没有办法。找不到工作,毕业三个月后遣返回国。
回国呢,回国不好吗?不好。88%的海外留学、回国工作的人对工作不满意,其中50%左右的不满意原因是,工资太低。留在国外工作,满意度就会提高到43%,以我有限的统计知识来看,这个差异是显著的。
商学院永远是留学生的聚集区,只有这里“多元化”才体现的最明显。在WM的小商学院如此,秋假去宾大玩的时候,看到沃顿基本也是这样。我猜想,原因应该大致可以归为两类半:不想学理工科,纯文科没前途;虽然不好找工作,但是找到了payoff就高;还有半个是,的确很有兴趣。嗯其实清北里面状元和竞赛大神聚集在经管大概也是这个道理吧。

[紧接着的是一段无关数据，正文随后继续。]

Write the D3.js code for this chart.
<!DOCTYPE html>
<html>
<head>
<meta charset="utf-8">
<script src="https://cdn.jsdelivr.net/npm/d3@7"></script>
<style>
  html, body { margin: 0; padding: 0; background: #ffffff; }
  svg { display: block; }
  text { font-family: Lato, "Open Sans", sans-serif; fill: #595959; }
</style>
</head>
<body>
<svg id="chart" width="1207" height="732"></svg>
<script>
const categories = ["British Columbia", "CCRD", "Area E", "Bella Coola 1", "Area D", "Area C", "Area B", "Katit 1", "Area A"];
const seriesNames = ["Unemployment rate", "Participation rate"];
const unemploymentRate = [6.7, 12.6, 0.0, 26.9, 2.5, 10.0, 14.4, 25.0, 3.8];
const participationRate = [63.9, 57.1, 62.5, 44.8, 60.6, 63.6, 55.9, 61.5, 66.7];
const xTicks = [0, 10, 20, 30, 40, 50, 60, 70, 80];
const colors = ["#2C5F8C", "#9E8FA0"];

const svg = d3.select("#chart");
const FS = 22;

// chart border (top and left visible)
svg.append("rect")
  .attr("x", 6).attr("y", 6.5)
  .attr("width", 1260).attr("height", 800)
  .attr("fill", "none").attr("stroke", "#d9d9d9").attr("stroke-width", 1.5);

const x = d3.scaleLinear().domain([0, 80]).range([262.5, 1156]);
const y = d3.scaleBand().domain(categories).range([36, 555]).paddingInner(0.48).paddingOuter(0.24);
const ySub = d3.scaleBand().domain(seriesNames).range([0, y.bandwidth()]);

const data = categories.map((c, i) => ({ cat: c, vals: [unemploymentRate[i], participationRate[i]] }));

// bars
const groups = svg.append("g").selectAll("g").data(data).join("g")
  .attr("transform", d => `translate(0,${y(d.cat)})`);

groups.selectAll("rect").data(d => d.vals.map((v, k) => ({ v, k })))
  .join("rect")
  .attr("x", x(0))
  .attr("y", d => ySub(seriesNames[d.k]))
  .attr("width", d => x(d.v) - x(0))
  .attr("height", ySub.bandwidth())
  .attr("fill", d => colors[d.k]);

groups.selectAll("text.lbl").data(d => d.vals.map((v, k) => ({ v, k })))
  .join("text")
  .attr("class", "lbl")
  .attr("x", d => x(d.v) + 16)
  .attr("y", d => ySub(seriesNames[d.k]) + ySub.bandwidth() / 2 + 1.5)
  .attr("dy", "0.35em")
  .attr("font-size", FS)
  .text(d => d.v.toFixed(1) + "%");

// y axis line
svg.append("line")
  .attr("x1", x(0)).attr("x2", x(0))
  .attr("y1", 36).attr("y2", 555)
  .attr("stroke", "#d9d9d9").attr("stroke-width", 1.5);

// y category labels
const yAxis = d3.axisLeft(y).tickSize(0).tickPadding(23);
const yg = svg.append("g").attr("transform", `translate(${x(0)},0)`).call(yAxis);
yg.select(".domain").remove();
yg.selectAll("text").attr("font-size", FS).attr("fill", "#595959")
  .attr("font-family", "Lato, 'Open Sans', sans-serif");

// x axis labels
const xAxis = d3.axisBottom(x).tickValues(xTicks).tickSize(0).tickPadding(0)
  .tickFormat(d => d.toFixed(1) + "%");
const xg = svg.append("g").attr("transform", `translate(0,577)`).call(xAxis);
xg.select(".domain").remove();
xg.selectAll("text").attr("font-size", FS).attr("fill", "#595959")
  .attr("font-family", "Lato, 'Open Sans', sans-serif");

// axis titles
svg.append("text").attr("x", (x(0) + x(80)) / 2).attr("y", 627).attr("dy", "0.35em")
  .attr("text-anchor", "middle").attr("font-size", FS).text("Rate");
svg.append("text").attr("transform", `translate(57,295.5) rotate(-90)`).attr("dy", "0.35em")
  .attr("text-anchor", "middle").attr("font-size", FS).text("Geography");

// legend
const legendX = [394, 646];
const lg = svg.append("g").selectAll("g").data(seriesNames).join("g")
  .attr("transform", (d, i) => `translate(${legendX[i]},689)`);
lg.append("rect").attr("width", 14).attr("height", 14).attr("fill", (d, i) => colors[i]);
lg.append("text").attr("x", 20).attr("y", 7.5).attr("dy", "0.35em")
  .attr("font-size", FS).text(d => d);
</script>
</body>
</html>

留学生的挣扎在于,他们的竞争力很多时候没有本地生强。在这里认识很多大四的学生,问他们以后读研还是工作,毫无例外答“工作”;接着问做什么工作,答曰:“看谁要我了。”
并不是选择太多,而是没得可选。
是的,其实人生没那么多可以选择的余地。我在高一的时候,有一次俞敏洪到我们学校演讲。不得不说老俞是个演讲家。穿的跟民工一样,长得也难看,也没有任何展示材料,老俞就生讲2小时,大家听得津津有味。故事什么的大多忘了,记得特别清楚的只有一句话。俞敏洪讲到自己创业历程,提到其实他当初创业最重要的原因就是因为自己也没别的可干,别人做培训班是业余,只有他得当成营生。他说,“很多时候我们坚强,不是因为我们真的坚强,而是因为我们不得不坚强。”这句话我记到现在,越发发现真是真理。生活总是免不了挣扎,一部分人最后走出桎梏,天高云淡海阔风轻,这种故事你在朋友圈各种分享中看的一定不少;但是其实,更多的人挣扎半天尝试未果,最后还是自己乖乖回到原来的路上,一边不无郁闷地艰难前行,一边催眠自己:其实这个也挺好。
这些人,他们大多数不会写个日志记述奋斗史。
最近也跟不少人交流过关于未来的迷茫。有时候我在想,我们说自己“迷茫”的时候,并不是因为选择太多不知如何下手,而是看起来好像选择很多,但是实际上机会很少,竞争很激烈。是有很多可以尝试的东西,你说你不知道自己喜欢投行咨询四大还是实业,马上就有人鼓励你都去尝试一下呗。但是清醒一点儿啊少年!你说尝试就尝试了吗?你真的能得到那些尝试的机会吗?家里背景过硬或者优秀到足以把控一切机会的人,毕竟都是少数中的少数。更何况,当仅仅抱着去尝试的信念想要涉足一个行业的时候,对它了解是很少的,而公司凭什么雇佣你一个什么都不懂的人?
只能努力把自己变成一个更好的人吧。这句励志的话有时候就是这么无奈。
说到这个问题突然想秀一秀室友。蔚萍可心悦悦甚至还有嘉琪和Amy,她们每一个人都比我有勇气。知道自己喜欢什么的,能够果断放弃不喜欢的,不在意别人的眼光去追逐;现在还不是太清楚的,懂得把握自己能够把握的,不瞻前顾后,努力做好能够做好的。都是风一样的女子呢,虽然有些是微风有些是龙卷风…你们不知道你们对我是多么大的激励,让我有些时候也能告诉其实很软弱的自己:没什么可在意的,只要我想,就可以做自己。
唯一实用的最后一点话
交换指南里面我对生活课程准备什么的写了很多了,所以这里只有一些更深层次但是也更“无用”的所思所感。
最后的最后,还有一句应该要提醒学弟学妹们的话。如果你想要体验真正的商学院氛围,William and Mary并不是一个很好的选择,院级交换的大多数商学院项目都比这里更适合体验;但是如果你在经管呆了两年,对金融没那么深的执念,把交换看做一种经历,那么这里是很好的去处。毕竟生活完全不同。